Dataset entries

════════════════

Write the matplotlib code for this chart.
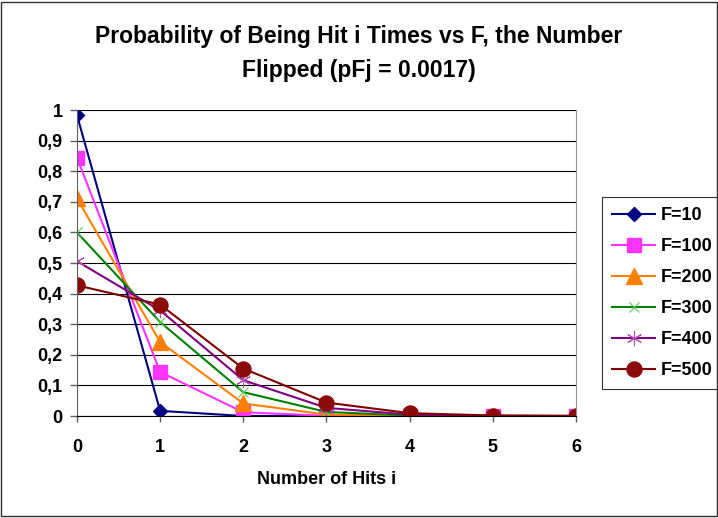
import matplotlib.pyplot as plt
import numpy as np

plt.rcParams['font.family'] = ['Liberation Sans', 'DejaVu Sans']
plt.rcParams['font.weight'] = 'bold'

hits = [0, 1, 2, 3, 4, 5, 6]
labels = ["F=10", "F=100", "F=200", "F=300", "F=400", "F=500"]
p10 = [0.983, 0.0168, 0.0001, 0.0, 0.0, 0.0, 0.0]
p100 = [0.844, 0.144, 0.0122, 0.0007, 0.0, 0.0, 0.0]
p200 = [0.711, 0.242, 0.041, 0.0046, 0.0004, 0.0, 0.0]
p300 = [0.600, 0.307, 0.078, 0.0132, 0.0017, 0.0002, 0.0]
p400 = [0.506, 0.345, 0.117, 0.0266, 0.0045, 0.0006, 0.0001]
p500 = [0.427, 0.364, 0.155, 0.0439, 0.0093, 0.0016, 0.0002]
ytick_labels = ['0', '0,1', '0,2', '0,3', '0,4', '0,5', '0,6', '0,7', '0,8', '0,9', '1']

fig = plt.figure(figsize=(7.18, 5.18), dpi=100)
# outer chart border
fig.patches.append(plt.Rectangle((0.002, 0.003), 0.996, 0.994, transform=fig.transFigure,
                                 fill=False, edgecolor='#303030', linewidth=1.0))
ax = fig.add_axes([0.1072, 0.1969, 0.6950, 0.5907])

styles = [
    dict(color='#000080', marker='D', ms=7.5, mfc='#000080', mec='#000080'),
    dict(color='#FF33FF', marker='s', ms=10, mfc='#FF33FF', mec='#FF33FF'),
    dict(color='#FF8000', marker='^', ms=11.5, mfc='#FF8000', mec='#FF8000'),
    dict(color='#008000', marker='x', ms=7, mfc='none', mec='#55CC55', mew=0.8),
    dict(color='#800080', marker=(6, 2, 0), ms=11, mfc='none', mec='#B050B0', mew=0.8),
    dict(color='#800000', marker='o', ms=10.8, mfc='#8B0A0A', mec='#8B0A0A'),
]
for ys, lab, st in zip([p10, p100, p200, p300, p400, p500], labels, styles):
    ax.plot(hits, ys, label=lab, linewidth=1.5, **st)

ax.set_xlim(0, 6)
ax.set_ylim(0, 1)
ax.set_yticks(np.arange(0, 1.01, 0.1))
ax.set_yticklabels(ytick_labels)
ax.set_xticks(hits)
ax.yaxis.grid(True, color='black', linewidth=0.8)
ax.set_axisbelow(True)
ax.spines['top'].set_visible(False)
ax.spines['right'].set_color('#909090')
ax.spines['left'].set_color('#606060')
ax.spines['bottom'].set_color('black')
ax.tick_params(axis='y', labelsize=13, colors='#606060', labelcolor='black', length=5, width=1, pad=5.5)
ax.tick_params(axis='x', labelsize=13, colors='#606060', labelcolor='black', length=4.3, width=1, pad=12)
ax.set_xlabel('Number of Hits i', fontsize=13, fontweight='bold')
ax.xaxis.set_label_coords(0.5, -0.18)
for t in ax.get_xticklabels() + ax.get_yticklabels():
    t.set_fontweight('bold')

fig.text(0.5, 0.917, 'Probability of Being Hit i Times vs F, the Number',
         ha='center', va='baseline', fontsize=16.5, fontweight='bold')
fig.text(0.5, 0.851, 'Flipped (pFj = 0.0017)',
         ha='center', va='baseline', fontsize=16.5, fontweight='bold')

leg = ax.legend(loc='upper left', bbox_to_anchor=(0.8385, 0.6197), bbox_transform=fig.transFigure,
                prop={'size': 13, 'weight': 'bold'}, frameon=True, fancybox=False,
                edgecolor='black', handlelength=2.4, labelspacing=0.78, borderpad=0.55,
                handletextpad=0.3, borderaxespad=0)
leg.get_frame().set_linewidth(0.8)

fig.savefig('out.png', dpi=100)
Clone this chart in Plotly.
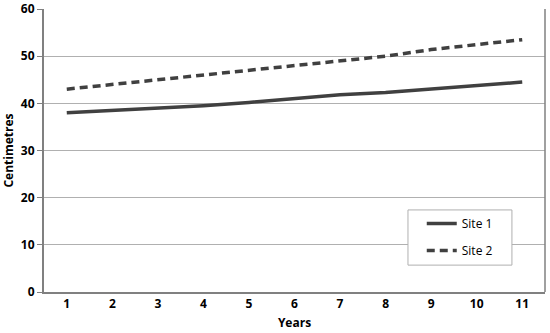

════════════════

Begin at the first line of the material and copy each line exactly through the one containing "ax = fig.add_axes([0.1072, 0.1969, 0.6950, 0.5907])". Omit pictures.

Write the matplotlib code for this chart.
import matplotlib.pyplot as plt
import numpy as np

plt.rcParams['font.family'] = ['Liberation Sans', 'DejaVu Sans']
plt.rcParams['font.weight'] = 'bold'

hits = [0, 1, 2, 3, 4, 5, 6]
labels = ["F=10", "F=100", "F=200", "F=300", "F=400", "F=500"]
p10 = [0.983, 0.0168, 0.0001, 0.0, 0.0, 0.0, 0.0]
p100 = [0.844, 0.144, 0.0122, 0.0007, 0.0, 0.0, 0.0]
p200 = [0.711, 0.242, 0.041, 0.0046, 0.0004, 0.0, 0.0]
p300 = [0.600, 0.307, 0.078, 0.0132, 0.0017, 0.0002, 0.0]
p400 = [0.506, 0.345, 0.117, 0.0266, 0.0045, 0.0006, 0.0001]
p500 = [0.427, 0.364, 0.155, 0.0439, 0.0093, 0.0016, 0.0002]
ytick_labels = ['0', '0,1', '0,2', '0,3', '0,4', '0,5', '0,6', '0,7', '0,8', '0,9', '1']

fig = plt.figure(figsize=(7.18, 5.18), dpi=100)
# outer chart border
fig.patches.append(plt.Rectangle((0.002, 0.003), 0.996, 0.994, transform=fig.transFigure,
                                 fill=False, edgecolor='#303030', linewidth=1.0))
ax = fig.add_axes([0.1072, 0.1969, 0.6950, 0.5907])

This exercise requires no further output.